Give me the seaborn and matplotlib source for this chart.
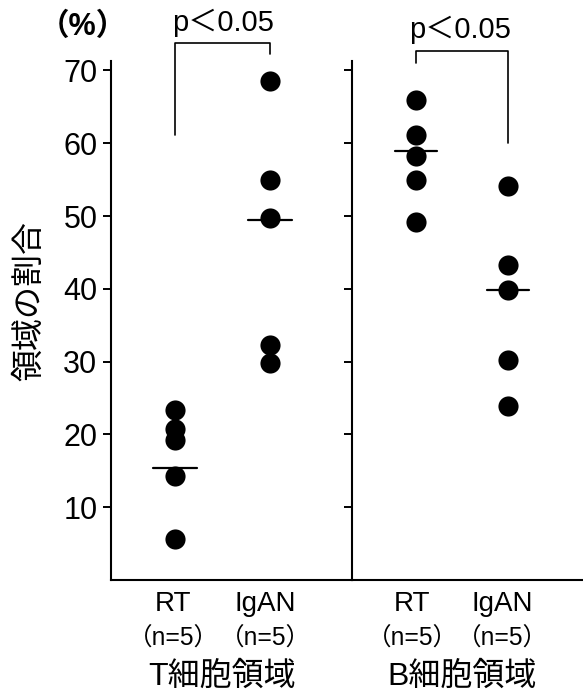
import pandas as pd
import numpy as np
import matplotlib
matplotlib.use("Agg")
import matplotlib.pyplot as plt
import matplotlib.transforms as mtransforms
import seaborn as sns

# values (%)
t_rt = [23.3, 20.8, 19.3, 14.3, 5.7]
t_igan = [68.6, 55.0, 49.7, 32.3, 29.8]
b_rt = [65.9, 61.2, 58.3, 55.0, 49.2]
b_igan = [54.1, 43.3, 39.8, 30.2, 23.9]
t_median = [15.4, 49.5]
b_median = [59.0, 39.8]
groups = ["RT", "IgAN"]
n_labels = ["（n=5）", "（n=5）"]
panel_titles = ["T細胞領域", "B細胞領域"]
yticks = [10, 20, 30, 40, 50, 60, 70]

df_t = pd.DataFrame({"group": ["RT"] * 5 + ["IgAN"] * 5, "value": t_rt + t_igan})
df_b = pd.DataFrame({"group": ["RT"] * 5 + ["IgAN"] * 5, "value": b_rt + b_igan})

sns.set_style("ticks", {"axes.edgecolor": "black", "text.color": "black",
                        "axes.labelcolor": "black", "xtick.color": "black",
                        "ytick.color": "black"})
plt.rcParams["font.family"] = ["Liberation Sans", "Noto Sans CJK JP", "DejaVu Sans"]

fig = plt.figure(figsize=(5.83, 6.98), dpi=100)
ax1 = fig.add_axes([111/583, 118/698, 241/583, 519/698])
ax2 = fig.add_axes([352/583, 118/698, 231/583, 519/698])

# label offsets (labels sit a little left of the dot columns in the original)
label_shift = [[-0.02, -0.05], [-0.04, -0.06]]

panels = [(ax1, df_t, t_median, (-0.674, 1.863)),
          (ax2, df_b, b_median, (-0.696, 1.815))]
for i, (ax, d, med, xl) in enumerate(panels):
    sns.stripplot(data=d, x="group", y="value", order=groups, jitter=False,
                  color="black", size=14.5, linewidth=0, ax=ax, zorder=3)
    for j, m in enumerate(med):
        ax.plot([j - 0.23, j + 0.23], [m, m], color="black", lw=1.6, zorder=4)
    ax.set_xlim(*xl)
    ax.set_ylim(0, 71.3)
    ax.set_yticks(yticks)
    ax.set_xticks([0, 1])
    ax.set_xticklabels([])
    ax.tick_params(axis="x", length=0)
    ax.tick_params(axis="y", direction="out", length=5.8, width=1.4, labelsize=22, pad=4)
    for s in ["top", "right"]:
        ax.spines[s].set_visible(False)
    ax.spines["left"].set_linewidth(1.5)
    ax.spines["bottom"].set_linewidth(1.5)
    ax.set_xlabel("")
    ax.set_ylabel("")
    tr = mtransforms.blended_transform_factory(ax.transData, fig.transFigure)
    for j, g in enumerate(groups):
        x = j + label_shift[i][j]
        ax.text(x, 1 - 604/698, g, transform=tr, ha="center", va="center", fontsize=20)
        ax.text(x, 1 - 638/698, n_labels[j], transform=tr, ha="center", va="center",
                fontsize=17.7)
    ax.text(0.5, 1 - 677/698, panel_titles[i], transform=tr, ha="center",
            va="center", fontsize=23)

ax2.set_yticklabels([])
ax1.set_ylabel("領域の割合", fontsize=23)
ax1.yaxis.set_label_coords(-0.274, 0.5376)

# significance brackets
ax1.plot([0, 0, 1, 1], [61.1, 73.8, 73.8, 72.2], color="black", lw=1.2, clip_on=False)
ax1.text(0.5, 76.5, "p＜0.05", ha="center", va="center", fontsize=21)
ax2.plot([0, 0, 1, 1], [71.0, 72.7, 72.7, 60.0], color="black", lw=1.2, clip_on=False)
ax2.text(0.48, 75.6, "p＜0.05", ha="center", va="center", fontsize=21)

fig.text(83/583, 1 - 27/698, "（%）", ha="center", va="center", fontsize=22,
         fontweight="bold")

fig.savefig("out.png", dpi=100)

▸ WORK TO BE COMPLETED:
Extract the full listing above verbatim; pictures are to be left out of the copy.

▸ SOLUTION TO THIS PROBLEM:
Give me the seaborn and matplotlib source for this chart.
import pandas as pd
import numpy as np
import matplotlib
matplotlib.use("Agg")
import matplotlib.pyplot as plt
import matplotlib.transforms as mtransforms
import seaborn as sns

# values (%)
t_rt = [23.3, 20.8, 19.3, 14.3, 5.7]
t_igan = [68.6, 55.0, 49.7, 32.3, 29.8]
b_rt = [65.9, 61.2, 58.3, 55.0, 49.2]
b_igan = [54.1, 43.3, 39.8, 30.2, 23.9]
t_median = [15.4, 49.5]
b_median = [59.0, 39.8]
groups = ["RT", "IgAN"]
n_labels = ["（n=5）", "（n=5）"]
panel_titles = ["T細胞領域", "B細胞領域"]
yticks = [10, 20, 30, 40, 50, 60, 70]

df_t = pd.DataFrame({"group": ["RT"] * 5 + ["IgAN"] * 5, "value": t_rt + t_igan})
df_b = pd.DataFrame({"group": ["RT"] * 5 + ["IgAN"] * 5, "value": b_rt + b_igan})

sns.set_style("ticks", {"axes.edgecolor": "black", "text.color": "black",
                        "axes.labelcolor": "black", "xtick.color": "black",
                        "ytick.color": "black"})
plt.rcParams["font.family"] = ["Liberation Sans", "Noto Sans CJK JP", "DejaVu Sans"]

fig = plt.figure(figsize=(5.83, 6.98), dpi=100)
ax1 = fig.add_axes([111/583, 118/698, 241/583, 519/698])
ax2 = fig.add_axes([352/583, 118/698, 231/583, 519/698])

# label offsets (labels sit a little left of the dot columns in the original)
label_shift = [[-0.02, -0.05], [-0.04, -0.06]]

panels = [(ax1, df_t, t_median, (-0.674, 1.863)),
          (ax2, df_b, b_median, (-0.696, 1.815))]
for i, (ax, d, med, xl) in enumerate(panels):
    sns.stripplot(data=d, x="group", y="value", order=groups, jitter=False,
                  color="black", size=14.5, linewidth=0, ax=ax, zorder=3)
    for j, m in enumerate(med):
        ax.plot([j - 0.23, j + 0.23], [m, m], color="black", lw=1.6, zorder=4)
    ax.set_xlim(*xl)
    ax.set_ylim(0, 71.3)
    ax.set_yticks(yticks)
    ax.set_xticks([0, 1])
    ax.set_xticklabels([])
    ax.tick_params(axis="x", length=0)
    ax.tick_params(axis="y", direction="out", length=5.8, width=1.4, labelsize=22, pad=4)
    for s in ["top", "right"]:
        ax.spines[s].set_visible(False)
    ax.spines["left"].set_linewidth(1.5)
    ax.spines["bottom"].set_linewidth(1.5)
    ax.set_xlabel("")
    ax.set_ylabel("")
    tr = mtransforms.blended_transform_factory(ax.transData, fig.transFigure)
    for j, g in enumerate(groups):
        x = j + label_shift[i][j]
        ax.text(x, 1 - 604/698, g, transform=tr, ha="center", va="center", fontsize=20)
        ax.text(x, 1 - 638/698, n_labels[j], transform=tr, ha="center", va="center",
                fontsize=17.7)
    ax.text(0.5, 1 - 677/698, panel_titles[i], transform=tr, ha="center",
            va="center", fontsize=23)

ax2.set_yticklabels([])
ax1.set_ylabel("領域の割合", fontsize=23)
ax1.yaxis.set_label_coords(-0.274, 0.5376)

# significance brackets
ax1.plot([0, 0, 1, 1], [61.1, 73.8, 73.8, 72.2], color="black", lw=1.2, clip_on=False)
ax1.text(0.5, 76.5, "p＜0.05", ha="center", va="center", fontsize=21)
ax2.plot([0, 0, 1, 1], [71.0, 72.7, 72.7, 60.0], color="black", lw=1.2, clip_on=False)
ax2.text(0.48, 75.6, "p＜0.05", ha="center", va="center", fontsize=21)

fig.text(83/583, 1 - 27/698, "（%）", ha="center", va="center", fontsize=22,
         fontweight="bold")

fig.savefig("out.png", dpi=100)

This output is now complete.